[Task] Please retype the records below exactly, from the first line through the line containing "80, 90, 100];", and leave out any pictures.

====== Data for the task

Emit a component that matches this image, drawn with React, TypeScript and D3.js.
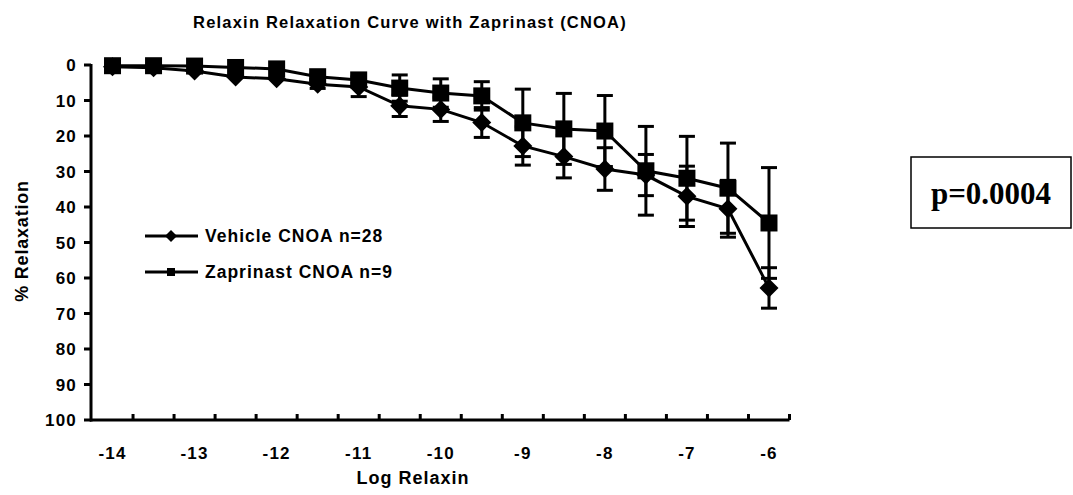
import React from "react";
import * as d3 from "d3";

const logDoses = [-14, -13.5, -13, -12.5, -12, -11.5, -11, -10.5, -10, -9.5, -9, -8.5, -8, -7.5, -7, -6.5, -6];
const xTickLabels = ["-14", "-13", "-12", "-11", "-10", "-9", "-8", "-7", "-6"];
const yTicks = [0, 10, 20, 30, 40, 50, 60, 70, 80, 90, 100];

const vehicleMean = [0.5, 0.8, 1.7, 3.4, 3.9, 5.4, 6.2, 11.5, 12.5, 16.2, 22.8, 25.8, 29.3, 31, 37, 40.5, 62.8];
const vehicleErr = [0, 0, 0, 0, 0, 1.2, 2.7, 3.0, 3.4, 4.2, 5.4, 6.0, 6.0, 5.8, 8.5, 8.0, 5.7];
const zapMean = [0.2, 0.2, 0.3, 0.7, 1.1, 3.3, 4.2, 6.5, 7.9, 8.7, 16.3, 18, 18.6, 29.8, 31.9, 34.7, 44.5];
const zapErr = [0, 0, 0, 0, 0, 0.8, 1.0, 3.7, 4.0, 4.0, 9.5, 10.0, 10.0, 12.5, 11.8, 12.7, 15.6];

const seriesNames = ["Vehicle CNOA n=28", "Zaprinast CNOA n=9"];
const pLabel = "p=0.0004";

const W = 1073;
const H = 495;
const FONT = "'Liberation Sans', Arial, Helvetica, sans-serif";

export default function App() {
  const x = d3.scaleBand<number>().domain(logDoses).range([92, 789.5]).padding(0);
  const y = d3.scaleLinear().domain([0, 100]).range([65, 420]);
  const cx = (d: number) => (x(d) as number) + x.bandwidth() / 2;

  const line = d3
    .line<number>()
    .x((_, i) => cx(logDoses[i]))
    .y((v) => y(v));

  const diamond = (s: number) => `M0,${-s}L${s},0L0,${s}L${-s},0Z`;

  const boundaries = logDoses.map((d) => (x(d) as number) + x.bandwidth());

  const errBars = (means: number[], errs: number[], key: string) =>
    means.map((m, i) =>
      errs[i] > 0 ? (
        <g key={key + i} stroke="#000" strokeWidth={3}>
          <line x1={cx(logDoses[i])} x2={cx(logDoses[i])} y1={y(m - errs[i])} y2={y(m + errs[i])} />
          <line x1={cx(logDoses[i]) - 8} x2={cx(logDoses[i]) + 8} y1={y(m - errs[i])} y2={y(m - errs[i])} />
          <line x1={cx(logDoses[i]) - 8} x2={cx(logDoses[i]) + 8} y1={y(m + errs[i])} y2={y(m + errs[i])} />
        </g>
      ) : null
    );

  return (
    <svg width={W} height={H} style={{ position: "absolute", left: 0, top: 0, background: "#fff" }}>
      <rect width={W} height={H} fill="#fff" />
      <text x={410} y={28} textAnchor="middle" fontFamily={FONT} fontWeight="bold" fontSize={16.5} letterSpacing={1.2}>
        Relaxin Relaxation Curve with Zaprinast (CNOA)
      </text>

      {/* axes */}
      <line x1={91} x2={91} y1={y(0) - 1} y2={y(100) + 1.5} stroke="#000" strokeWidth={3} />
      <line x1={90} x2={789.5} y1={y(100)} y2={y(100)} stroke="#000" strokeWidth={3} />
      {yTicks.map((t) => (
        <g key={"yt" + t}>
          <line x1={84} x2={91} y1={y(t)} y2={y(t)} stroke="#000" strokeWidth={3} />
          <text x={77} y={y(t)} dy="0.36em" textAnchor="end" fontFamily={FONT} fontWeight="bold" fontSize={17} letterSpacing={1.2}>
            {t}
          </text>
        </g>
      ))}
      {boundaries.map((b, i) => (
        <line key={"xt" + i} x1={b} x2={b} y1={y(100)} y2={y(100) - 6} stroke="#000" strokeWidth={3} />
      ))}
      {xTickLabels.map((l) => (
        <text key={"xl" + l} x={cx(+l)} y={459} textAnchor="middle" fontFamily={FONT} fontWeight="bold" fontSize={17} letterSpacing={1.2}>
          {l}
        </text>
      ))}
      <text x={413} y={484} textAnchor="middle" fontFamily={FONT} fontWeight="bold" fontSize={18} letterSpacing={1}>
        Log Relaxin
      </text>
      <text transform={`translate(28,${241}) rotate(-90)`} textAnchor="middle" fontFamily={FONT} fontWeight="bold" fontSize={18} letterSpacing={0.8}>
        % Relaxation
      </text>

      {/* series lines */}
      <path d={line(vehicleMean) || ""} fill="none" stroke="#000" strokeWidth={3} />
      <path d={line(zapMean) || ""} fill="none" stroke="#000" strokeWidth={3} />
      {errBars(vehicleMean, vehicleErr, "ve")}
      {errBars(zapMean, zapErr, "ze")}
      {vehicleMean.map((m, i) => (
        <path key={"vm" + i} d={diamond(9.5)} transform={`translate(${cx(logDoses[i])},${y(m)})`} fill="#000" />
      ))}
      {zapMean.map((m, i) => (
        <rect key={"zm" + i} x={cx(logDoses[i]) - 8.5} y={y(m) - 8.5} width={17} height={17} fill="#000" />
      ))}

      {/* legend */}
      <g>
        <line x1={145} x2={198} y1={236} y2={236} stroke="#000" strokeWidth={3} />
        <path d={diamond(6)} transform="translate(171,236)" fill="#000" />
        <text x={205} y={236} dy="0.36em" fontFamily={FONT} fontWeight="bold" fontSize={17.5} letterSpacing={1}>
          {seriesNames[0]}
        </text>
        <line x1={145} x2={198} y1={272} y2={272} stroke="#000" strokeWidth={3} />
        <rect x={167} y={268} width={8} height={8} fill="#000" />
        <text x={205} y={272} dy="0.36em" fontFamily={FONT} fontWeight="bold" fontSize={17.5} letterSpacing={1}>
          {seriesNames[1]}
        </text>
      </g>

      {/* p-value box */}
      <rect x={911} y={157} width={160} height={71} fill="#fff" stroke="#000" strokeWidth={1.5} />
      <text x={991} y={193} dy="0.35em" textAnchor="middle" fontFamily="'Liberation Serif', 'Times New Roman', serif" fontWeight="bold" fontSize={31}>
        {pLabel}
      </text>
    </svg>
  );
}
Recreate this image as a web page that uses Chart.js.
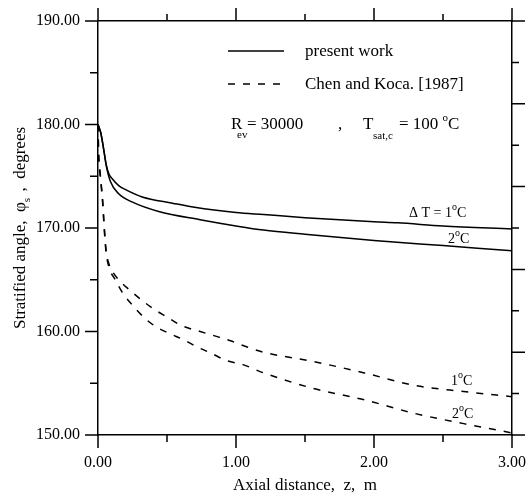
<!DOCTYPE html>
<html>
<head>
<meta charset="utf-8">
<script src="https://cdn.jsdelivr.net/npm/chart.js@4.4.1/dist/chart.umd.min.js"></script>
<style>
  html, body { margin: 0; padding: 0; background: #fff; }
  #wrap { width: 528px; height: 498px; }
</style>
</head>
<body>
<div id="wrap"><canvas id="chart" width="528" height="498"></canvas></div>
<script>
// data (z in m, angle in degrees)
var zSolid1 = [0, 0.02, 0.04, 0.06, 0.08, 0.1, 0.15, 0.2, 0.32, 0.54, 0.7, 1.0, 1.2, 1.5, 2.0, 2.17, 2.5, 3.0];
var phiSolid1 = [180, 179.2, 177.7, 176.1, 175.2, 174.8, 174.1, 173.7, 173.0, 172.4, 172.0, 171.5, 171.3, 171.0, 170.6, 170.5, 170.2, 169.9];
var zSolid2 = [0, 0.02, 0.04, 0.06, 0.09, 0.15, 0.25, 0.44, 0.74, 1.0, 1.2, 1.5, 2.0, 2.5, 3.0];
var phiSolid2 = [180, 179.2, 177.7, 176.0, 174.5, 173.3, 172.5, 171.6, 170.8, 170.2, 169.8, 169.4, 168.8, 168.3, 167.8];
var zDash1 = [0, 0.005, 0.015, 0.025, 0.035, 0.042, 0.05, 0.058, 0.08, 0.11, 0.15, 0.23, 0.32, 0.4, 0.5, 0.6, 0.74, 0.84, 0.96, 1.08, 1.2, 1.56, 1.93, 2.29, 2.65, 3.0];
var phiDash1 = [180, 177.0, 175.4, 174.0, 172.4, 170.8, 169.2, 167.9, 166.5, 165.7, 165.0, 164.0, 163.0, 162.2, 161.4, 160.6, 160.0, 159.6, 159.1, 158.5, 158.0, 157.1, 156.0, 154.8, 154.2, 153.7];
var zDash2 = [0, 0.005, 0.015, 0.025, 0.035, 0.042, 0.05, 0.058, 0.08, 0.125, 0.175, 0.246, 0.33, 0.415, 0.52, 0.62, 0.72, 0.82, 0.93, 1.05, 1.2, 1.56, 1.93, 2.29, 2.65, 3.0];
var phiDash2 = [180, 176.9, 175.2, 173.8, 172.2, 170.6, 169.0, 167.7, 166.2, 165.0, 163.8, 162.6, 161.4, 160.5, 159.8, 159.2, 158.5, 157.9, 157.2, 156.8, 156.0, 154.5, 153.4, 152.1, 151.1, 150.2];

var xTicksMajor = [0, 1, 2, 3];
var xTicksMinor = [0.5, 1.5, 2.5];
var yTicksLeft = [150, 155, 160, 165, 170, 175, 180, 185, 190];
var yTicksRight = [150, 154, 158, 162, 166, 170, 174, 178, 182, 186, 190];

var SERIF = "'Liberation Serif', 'DejaVu Serif', serif";

function toPoints(xs, ys) {
    var pts = [];
    for (var i = 0; i < xs.length; i++) {
        pts.push({ x: xs[i], y: ys[i] });
    }
    return pts;
}

// draw pieces of text: normal, subscript, superscript
function drawRich(ctx, x, y, parts) {
    var cx = x;
    for (var i = 0; i < parts.length; i++) {
        var p = parts[i];
        ctx.font = (p.size || 16) + "px " + SERIF;
        ctx.fillText(p.t, cx, y + (p.dy || 0));
        cx += ctx.measureText(p.t).width + (p.gap || 0);
    }
    return cx - x;
}

function richWidth(ctx, parts) {
    var w = 0;
    for (var i = 0; i < parts.length; i++) {
        ctx.font = (parts[i].size || 16) + "px " + SERIF;
        w += ctx.measureText(parts[i].t).width + (parts[i].gap || 0);
    }
    return w;
}

// tick marks outside the frame on all four sides
var tickPlugin = {
    id: 'tickMarks',
    afterDraw: function (chart) {
        var ctx = chart.ctx;
        var xs = chart.scales.x, ys = chart.scales.y;
        var area = chart.chartArea;
        ctx.save();
        ctx.strokeStyle = '#000';
        ctx.lineWidth = 1.5;
        ctx.beginPath();
        xTicksMajor.concat(xTicksMinor).forEach(function (v) {
            var px = xs.getPixelForValue(v);
            var len = xTicksMajor.indexOf(v) >= 0 ? 13 : 7;
            ctx.moveTo(px, area.bottom);
            ctx.lineTo(px, area.bottom + len);
            ctx.moveTo(px, area.top);
            ctx.lineTo(px, area.top - len);
        });
        yTicksLeft.forEach(function (v) {
            var py = ys.getPixelForValue(v);
            var len = (v % 10 === 0) ? 13 : 8;
            ctx.moveTo(area.left, py);
            ctx.lineTo(area.left - len, py);
        });
        yTicksRight.forEach(function (v) {
            var py = ys.getPixelForValue(v);
            var len = ((v - 150) % 8 === 0) ? 13 : 7;
            ctx.moveTo(area.right, py);
            ctx.lineTo(area.right + len, py);
        });
        ctx.stroke();
        ctx.restore();
    }
};

// legend, parameters, curve labels and axis titles
var textPlugin = {
    id: 'figText',
    afterDraw: function (chart) {
        var ctx = chart.ctx;
        ctx.save();
        ctx.fillStyle = '#000';
        ctx.strokeStyle = '#000';
        ctx.textBaseline = 'alphabetic';
        ctx.textAlign = 'left';

        // legend
        ctx.lineWidth = 1.5;
        ctx.beginPath();
        ctx.moveTo(228, 51);
        ctx.lineTo(284, 51);
        ctx.stroke();
        ctx.setLineDash([7, 8]);
        ctx.beginPath();
        ctx.moveTo(228, 84);
        ctx.lineTo(284, 84);
        ctx.stroke();
        ctx.setLineDash([]);
        drawRich(ctx, 305, 56, [{ t: 'present work', size: 17 }]);
        drawRich(ctx, 305, 89, [{ t: 'Chen and Koca. [1987]', size: 17 }]);

        // parameters
        drawRich(ctx, 231, 129, [{ t: 'R', size: 17 }]);
        drawRich(ctx, 237, 138, [{ t: 'ev', size: 11 }]);
        drawRich(ctx, 247, 129, [{ t: '= 30000', size: 17 }]);
        drawRich(ctx, 338, 129, [{ t: ',', size: 17 }]);
        drawRich(ctx, 363, 129, [{ t: 'T', size: 17 }]);
        drawRich(ctx, 373, 139, [{ t: 'sat,c', size: 11 }]);
        drawRich(ctx, 399, 129, [{ t: '= 100 ', size: 17 }, { t: 'o', size: 11, dy: -8 }, { t: 'C', size: 17 }]);

        // curve labels
        drawRich(ctx, 409, 217, [{ t: 'Δ T = 1', size: 14 }, { t: 'o', size: 10, dy: -7 }, { t: 'C', size: 14 }]);
        drawRich(ctx, 448, 243, [{ t: '2', size: 14 }, { t: 'o', size: 10, dy: -7 }, { t: 'C', size: 14 }]);
        drawRich(ctx, 451, 385, [{ t: '1', size: 14 }, { t: 'o', size: 10, dy: -7 }, { t: 'C', size: 14 }]);
        drawRich(ctx, 452, 418, [{ t: '2', size: 14 }, { t: 'o', size: 10, dy: -7 }, { t: 'C', size: 14 }]);

        // x title
        var xt = [{ t: 'Axial distance,  z,  m', size: 17 }];
        drawRich(ctx, 305 - richWidth(ctx, xt) / 2, 490, xt);

        // y title (rotated)
        var yt = [{ t: 'Stratified angle,  φ', size: 17 }, { t: 's', size: 11, dy: 5, gap: 2 }, { t: ' ,  degrees', size: 17 }];
        ctx.translate(25, 228);
        ctx.rotate(-Math.PI / 2);
        drawRich(ctx, -richWidth(ctx, yt) / 2, 0, yt);
        ctx.restore();
    }
};

var vLineStyle = { borderColor: '#000', borderWidth: 1.5, pointRadius: 0, fill: false, cubicInterpolationMode: 'monotone' };

var vDatasets = [
    Object.assign({ label: 'present work 1', data: toPoints(zSolid1, phiSolid1) }, vLineStyle),
    Object.assign({ label: 'present work 2', data: toPoints(zSolid2, phiSolid2) }, vLineStyle),
    Object.assign({ label: 'Chen and Koca 1', data: toPoints(zDash1, phiDash1), borderDash: [7, 8] }, vLineStyle),
    Object.assign({ label: 'Chen and Koca 2', data: toPoints(zDash2, phiDash2), borderDash: [7, 8] }, vLineStyle)
];

var vBorder = { display: true, color: '#000', width: 1.5 };

// fix the box size and drop the label overflow padding
function fixBox(w, h) {
    return function (s) {
        if (w !== null) s.width = w;
        if (h !== null) s.height = h;
        s.paddingLeft = 0;
        s.paddingRight = 0;
        s.paddingTop = 0;
        s.paddingBottom = 0;
    };
}

new Chart(document.getElementById('chart').getContext('2d'), {
    type: 'line',
    data: { datasets: vDatasets },
    options: {
        responsive: false,
        animation: false,
        layout: { padding: 0 },
        plugins: { legend: { display: false }, tooltip: { enabled: false } },
        scales: {
            x: {
                type: 'linear', position: 'bottom', min: 0, max: 3,
                grid: { display: false, drawTicks: false },
                border: vBorder,
                ticks: {
                    stepSize: 1, padding: 18, color: '#000', maxRotation: 0,
                    font: { family: SERIF, size: 16 },
                    callback: function (v) { return v.toFixed(2); }
                },
                afterFit: fixBox(null, 63)
            },
            x2: {
                type: 'linear', position: 'top', min: 0, max: 3,
                grid: { display: false, drawTicks: false },
                border: vBorder,
                ticks: { display: false },
                afterFit: fixBox(null, 21)
            },
            y: {
                type: 'linear', position: 'left', min: 150, max: 190,
                grid: { display: false, drawTicks: false },
                border: vBorder,
                ticks: {
                    stepSize: 10, padding: 18, color: '#000',
                    font: { family: SERIF, size: 16 },
                    callback: function (v) { return v.toFixed(2); }
                },
                afterFit: fixBox(98, null)
            },
            y2: {
                type: 'linear', position: 'right', min: 150, max: 190,
                grid: { display: false, drawTicks: false },
                border: vBorder,
                ticks: { display: false },
                afterFit: fixBox(16, null)
            }
        }
    },
    plugins: [tickPlugin, textPlugin]
});
</script>
</body>
</html>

============

[Result of the exercise]
Emit a component that matches this image, drawn with React, TypeScript and D3.js.
import React from "react";
import * as d3 from "d3";

const logDoses = [-14, -13.5, -13, -12.5, -12, -11.5, -11, -10.5, -10, -9.5, -9, -8.5, -8, -7.5, -7, -6.5, -6];
const xTickLabels = ["-14", "-13", "-12", "-11", "-10", "-9", "-8", "-7", "-6"];
const yTicks = [0, 10, 20, 30, 40, 50, 60, 70, 80, 90, 100];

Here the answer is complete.